Exercise brief: Take the lines of the data below from the very first through the line containing "sunset_hours = [19.82, 43.8]" and output them exactly, pictures excluded.

--- Start of Data excerpt ---

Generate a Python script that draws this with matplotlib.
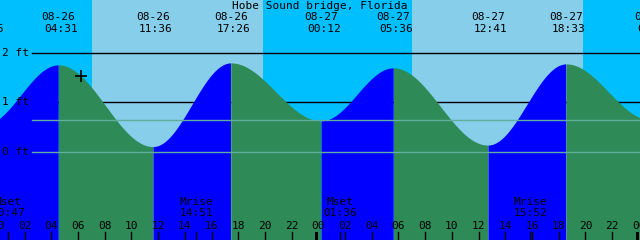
import numpy as np
import matplotlib.pyplot as plt

# ==========================================================
# Data (hours counted from 08-26 00:00)
# ==========================================================

STATION = "Hobe Sound bridge, Florida"

# high / low tide events
tide_hours = [-1.08, 4.517, 11.6, 17.433, 24.2, 29.6, 36.683, 42.55, 48.9]
tide_heights = [0.55, 1.76, 0.11, 1.80, 0.63, 1.70, 0.14, 1.78, 0.65]
tide_dates = ["08-25", "08-26", "08-26", "08-26", "08-27", "08-27", "08-27", "08-27", "08-28"]
tide_times = ["22:55", "04:31", "11:36", "17:26", "00:12", "05:36", "12:41", "18:33", "00:54"]

# sunrise / sunset
sunrise_hours = [7.02, 31.0]
sunset_hours = [19.82, 43.8]

# moon events
moon_hours = [0.783, 14.85, 25.6, 39.867]
moon_names = ["Mset", "Mrise", "Mset", "Mrise"]
moon_times = ["00:47", "14:51", "01:36", "15:52"]

hour_ticks = list(range(0, 49, 2))
hour_labels = ["%02d" % (h % 24) for h in hour_ticks]

level_lines = [2, 1]            # black reference lines
datum_lines = [0.65, 0]         # light lines drawn over water
level_labels = ["2 ft", "1 ft", "0 ft"]
level_label_values = [2, 1, 0]

now_hour = 6.22
now_height = 1.53

# ==========================================================
# Pixel layout
# ==========================================================

PX_PER_HOUR = 13.35
HOUR0 = 0.15
PX_PER_FT = 49.5
ZERO_PX = 152

def hx(px):
    return px / PX_PER_HOUR + HOUR0

def fy(py):
    return (ZERO_PX - py) / PX_PER_FT

x0, x1 = hx(0), hx(640)
y_bottom, y_top = fy(240), fy(0)

# ==========================================================
# Tide curve between extremes (half cosine per segment)
# ==========================================================

t = np.linspace(x0 - 0.1, x1 + 0.1, 2000)
h = np.zeros_like(t)
for i in range(len(tide_hours) - 1):
    a, b = tide_hours[i], tide_hours[i + 1]
    ha, hb = tide_heights[i], tide_heights[i + 1]
    m = (t >= a) & (t <= b)
    phase = (t[m] - a) / (b - a)
    h[m] = ha + (hb - ha) * (1 - np.cos(np.pi * phase)) / 2

# ==========================================================
# Plot
# ==========================================================

plt.rcParams["font.family"] = "DejaVu Sans Mono"

fig = plt.figure(figsize=(6.4, 2.4), dpi=100)
ax = fig.add_axes([0, 0, 1, 1])
ax.set_xlim(x0, x1)
ax.set_ylim(y_bottom, y_top)
ax.axis("off")

# day / night sky
ax.axvspan(x0 - 1, x1 + 1, color="#00BFFF", zorder=0)
for sr, ss in zip(sunrise_hours, sunset_hours):
    ax.axvspan(sr, ss, color="#87CEEB", zorder=0.5, lw=0)

# reference lines behind the water
for lv in level_lines:
    ax.plot([hx(32), x1], [lv, lv], color="black", lw=1, zorder=1)

# water: rising blue, falling green
for i in range(len(tide_hours) - 1):
    a, b = tide_hours[i], tide_hours[i + 1]
    m = (t >= a) & (t <= b)
    col = "#0000FF" if tide_heights[i + 1] > tide_heights[i] else "#2E8B57"
    ax.fill_between(t[m], y_bottom - 1, h[m], color=col, lw=0, zorder=2)

for lv in datum_lines:
    ax.plot([hx(32), x1], [lv, lv], color="#62AE9E", lw=1, zorder=3)

ax.plot(now_hour, now_height, marker="+", color="black", markersize=8,
        markeredgewidth=1.2, zorder=4)

# title and tide labels
ax.text(hx(320), fy(6), STATION, ha="center", va="center", fontsize=8)
for th, d, tm in zip(tide_hours, tide_dates, tide_times):
    ax.text(th, fy(17.5), d, ha="center", va="center", fontsize=8, clip_on=True)
    ax.text(th + 3 / PX_PER_HOUR, fy(29), tm, ha="center", va="center",
            fontsize=8, clip_on=True)

for lab, lv in zip(level_labels, level_label_values):
    ax.text(hx(2), lv, lab, ha="left", va="center", fontsize=8)

# moon events
for mh, name, tm in zip(moon_hours, moon_names, moon_times):
    ax.text(mh, fy(202), name, ha="center", va="center", fontsize=8, clip_on=True)
    ax.text(mh, fy(213), tm, ha="center", va="center", fontsize=8, clip_on=True)
    ax.plot([mh, mh], [fy(232), fy(241)], color="black", lw=1, zorder=4)

# hour axis
for hr, lab in zip(hour_ticks, hour_labels):
    ax.text(hr, fy(226), lab, ha="center", va="center", fontsize=8, clip_on=True)
    if hr % 24 == 0:
        ax.fill_between([hr - 3 / PX_PER_HOUR, hr], fy(232), fy(241),
                        color="black", lw=0, zorder=4)
    else:
        ax.plot([hr, hr], [fy(232), fy(241)], color="black", lw=1, zorder=4)

fig.savefig("out.png", dpi=100)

--- End of Data excerpt ---

Solution to this task:
Generate a Python script that draws this with matplotlib.
import numpy as np
import matplotlib.pyplot as plt

# ==========================================================
# Data (hours counted from 08-26 00:00)
# ==========================================================

STATION = "Hobe Sound bridge, Florida"

# high / low tide events
tide_hours = [-1.08, 4.517, 11.6, 17.433, 24.2, 29.6, 36.683, 42.55, 48.9]
tide_heights = [0.55, 1.76, 0.11, 1.80, 0.63, 1.70, 0.14, 1.78, 0.65]
tide_dates = ["08-25", "08-26", "08-26", "08-26", "08-27", "08-27", "08-27", "08-27", "08-28"]
tide_times = ["22:55", "04:31", "11:36", "17:26", "00:12", "05:36", "12:41", "18:33", "00:54"]

# sunrise / sunset
sunrise_hours = [7.02, 31.0]
sunset_hours = [19.82, 43.8]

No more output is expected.